Banning abortion does not reduce it
Countries that restrict abortion the most have the highest rates of abortion, the Guttmacher Institute found. “The abortion rate is 37 per 1,000 women in countries that prohibit abortion altogether or allow it only to save a woman’s life, and 34 per 1,000 in countries that allow abortion without restriction as to reason — a difference that is not significant,” Guttmacher said in a report issued in March.
“Historical and contemporary data show that where abortion is illegal or highly restricted, women resort to unsafe means to end an unwanted pregnancy, including self-inflicted abdominal and bodily trauma, ingestion of dangerous chemicals, self-medication with a variety of drugs, and reliance on unqualified abortion providers,” ACOG says. “Today, approximately 21 million women around the world obtain unsafe, illegal abortions each year.”
In the U.S. before Roe v. Wade, ACOG says an estimated 1.2 million U.S. women got illegal abortions every year, and says unsafe abortions killed as many as 5,000 of them. “After the Supreme Court ruling, mortality due to septic illegal abortion decreased precipitously,” ACOG said.
Providing free birth control does reduce abortion rates
Colorado provides a real-life experiment on whether providing safe, effective, long-acting birth control can reduce unwanted pregnancies and abortions. The state’s Department of Public Health and Environment got private funding in 2008 for a program to provide long-acting reversible contraceptives (LARCs), such as IUDs and hormone implants, to low-income women for little or no cost.
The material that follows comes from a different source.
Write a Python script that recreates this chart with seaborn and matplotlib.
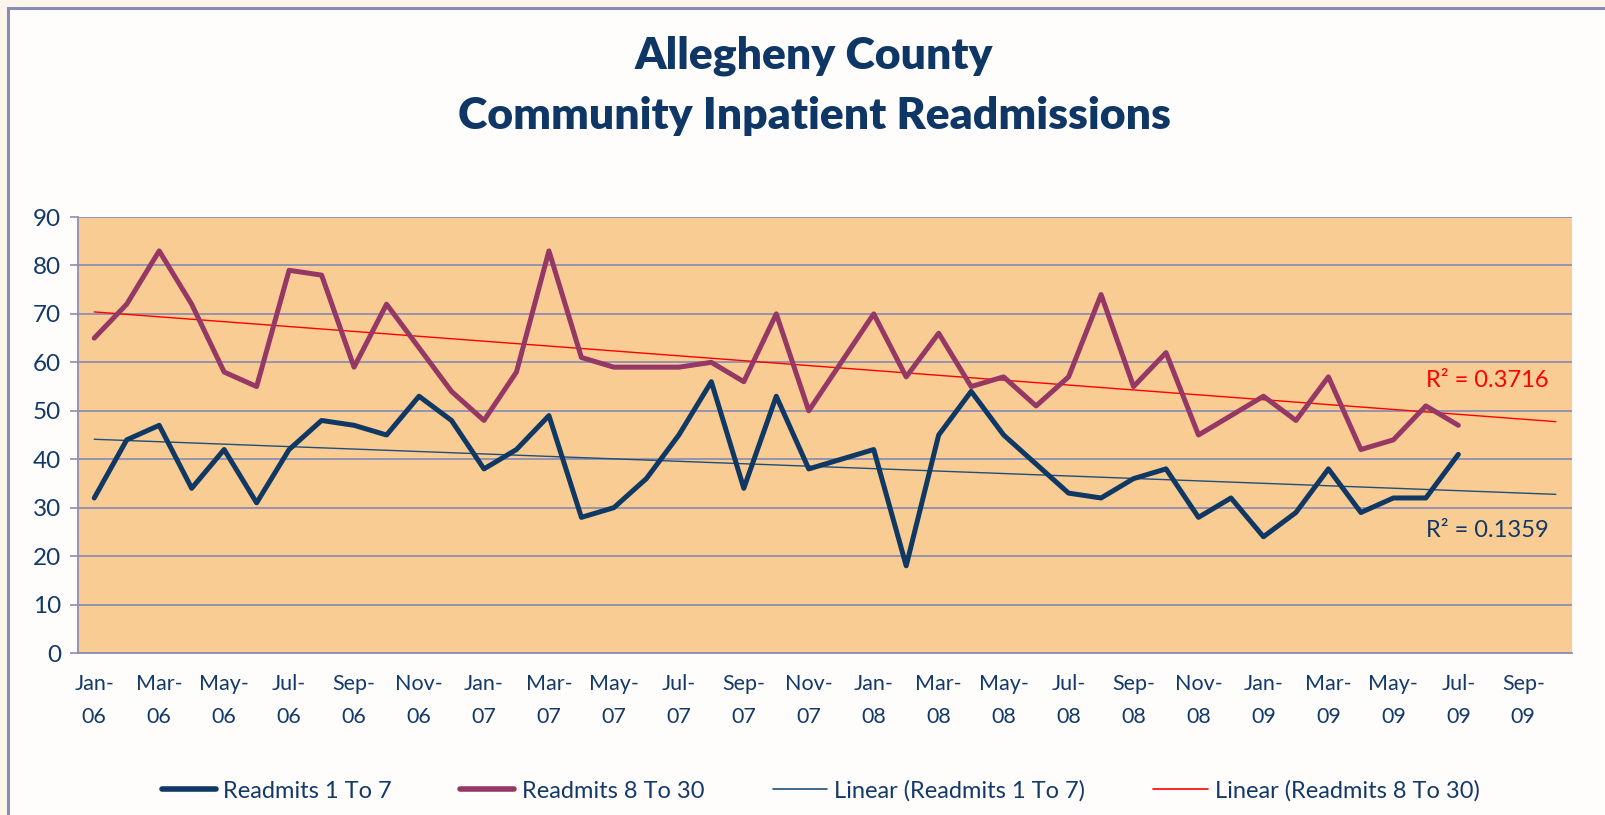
import numpy as np
import pandas as pd
import matplotlib
matplotlib.use("Agg")
import matplotlib.pyplot as plt
from matplotlib.patches import Rectangle
from matplotlib.lines import Line2D
import seaborn as sns

# ---------------- data ----------------
months = pd.date_range("2006-01-01", "2009-10-01", freq="MS")  # 46 categories
month_labels = [f"{m.strftime('%b')}-\n{m.strftime('%y')}" for m in months]

readmits_1_7 = [32, 44, 47, 34, 42, 31, 42, 48, 47, 45, 53, 48,
                38, 42, 49, 28, 30, 36, 45, 56, 34, 53, 38, 40,
                42, 18, 45, 54, 45, 39, 33, 32, 36, 38, 28, 32,
                24, 29, 38, 29, 32, 32, 41]
readmits_8_30 = [65, 72, 83, 72, 58, 55, 79, 78, 59, 72, 63, 54,
                 48, 58, 83, 61, 59, 59, 59, 60, 56, 70, 50, 60,
                 70, 57, 66, 55, 57, 51, 57, 74, 55, 62, 45, 49,
                 53, 48, 57, 42, 44, 51, 47]
r2_1_7 = "0.1359"
r2_8_30 = "0.3716"

# ---------------- style ----------------
sns.set_theme(style="white")
plt.rcParams["font.family"] = ["Lato", "DejaVu Sans"]

NAVY = "#0F3864"
MAGENTA = "#953865"
RED = "#FF0000"
GRID = "#8E8EB0"
TXT = "#12396A"
FILL = "#F9CC94"

fig = plt.figure(figsize=(16.06, 8.15), dpi=100)
fig.patch.set_facecolor("#FDF5EC")
fig.patches.append(Rectangle((8 / 1606, -0.02), 1.05, 1 - 8 / 815 + 0.02,
                             transform=fig.transFigure, facecolor="#FFFDFB",
                             edgecolor="#8A8AB8", linewidth=2.2, zorder=-10))

ax = fig.add_axes([78 / 1606, 1 - 653 / 815, (1572 - 78) / 1606, (653 - 217) / 815])
ax.set_zorder(2)
ax.set_facecolor(FILL)

n_data = len(readmits_1_7)
x_data = np.arange(n_data)
x_all = np.arange(len(months))

df = pd.DataFrame({"x": x_data, "r17": readmits_1_7, "r830": readmits_8_30})

# linear trend lines (least squares, extended forward like the original)
c17 = np.polyfit(x_data, readmits_1_7, 1)
c830 = np.polyfit(x_data, readmits_8_30, 1)
trend = pd.DataFrame({"x": x_all,
                      "t17": np.polyval(c17, x_all),
                      "t830": np.polyval(c830, x_all)})

sns.lineplot(data=trend, x="x", y="t17", ax=ax, color="#1F4E79", linewidth=1.0, zorder=3)
sns.lineplot(data=trend, x="x", y="t830", ax=ax, color=RED, linewidth=1.0, zorder=3)
sns.lineplot(data=df, x="x", y="r17", ax=ax, color=NAVY, linewidth=3.6, zorder=4)
sns.lineplot(data=df, x="x", y="r830", ax=ax, color=MAGENTA, linewidth=3.6, zorder=4)

ax.set_xlim(-0.5, len(months) - 0.5)
ax.set_ylim(0, 90)
ax.set_yticks(range(0, 91, 10))
ax.yaxis.grid(True, color=GRID, linewidth=1.3)
ax.set_axisbelow(True)
ax.set_xlabel("")
ax.set_ylabel("")

ax.set_xticks(x_all[::2])
ax.set_xticklabels(month_labels[::2], fontsize=15.5, color=TXT, linespacing=1.85)
ax.set_xticks(np.arange(-0.5, len(months), 2), minor=True)
ax.tick_params(axis="x", which="major", length=0, pad=15)
ax.tick_params(axis="x", which="minor", length=6, width=1.2, color=GRID, direction="out")
ax.tick_params(axis="y", length=6, width=1.2, color=GRID, direction="out",
               labelsize=17.5, labelcolor=TXT, left=True, pad=6)

for s in ["top", "right"]:
    ax.spines[s].set_visible(False)
for s in ["left", "bottom"]:
    ax.spines[s].set_color(GRID)
    ax.spines[s].set_linewidth(1.3)

ax.text(41.0, 56.3, f"R\u00b2 = {r2_8_30}", color=RED, fontsize=17, ha="left", va="center")
ax.text(41.0, 25.3, f"R\u00b2 = {r2_1_7}", color=NAVY, fontsize=17, ha="left", va="center")

fig.text(0.507, 1 - 56 / 815, "Allegheny County", ha="center", va="center",
         fontsize=32, fontweight="heavy", color="#0E3766")
fig.text(0.507, 1 - 116 / 815, "Community Inpatient Readmissions", ha="center", va="center",
         fontsize=32, fontweight="heavy", color="#0E3766")

handles = [Line2D([], [], color=NAVY, linewidth=4),
           Line2D([], [], color=MAGENTA, linewidth=4),
           Line2D([], [], color="#1F4E79", linewidth=1.2),
           Line2D([], [], color=RED, linewidth=1.2)]
labels = ["Readmits 1 To 7", "Readmits 8 To 30",
          "Linear (Readmits 1 To 7)", "Linear (Readmits 8 To 30)"]
fig.legend(handles, labels, loc="center", bbox_to_anchor=(0.511, 1 - 791 / 815),
           ncol=4, frameon=False, fontsize=17, labelcolor=TXT,
           handlelength=2.3, handletextpad=0.3, columnspacing=2.9)

fig.savefig("out.png", dpi=100, facecolor=fig.get_facecolor())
“The Colorado Family Planning Initiative helped cut the abortion rate nearly in half for women aged 15-19 and by 18 percent for women aged 20-24,” the department said in a 2017 report. “Between 2009 and 2014, birth and abortion rates both declined by nearly 50 percent among teens aged 15-19 and by 20 percent among young women aged 20-24.”
Abortion is very common in the U.S.
“In the United States, where one half of all pregnancies are unintended, almost one third of women will seek an abortion by age 45,” ACOG says.
A 2016 study in the New England Journal of Medicine found that 45 percent of all pregnancies among U.S. women in 2011 were unintended, and 42 percent of them these unintended pregnancies ended in abortion.
According to the Guttmacher Institute, 19 percent of pregnancies ended in abortion in 2014, a total of 926,200 abortions. That was down 12 percent from 2011. The 2014 abortion rate of 14.6 abortions per 1,000 women was the lowest rate ever measured. In 1973, the rate was 16.3 abortions per 1,000 women, aged 15 to 44.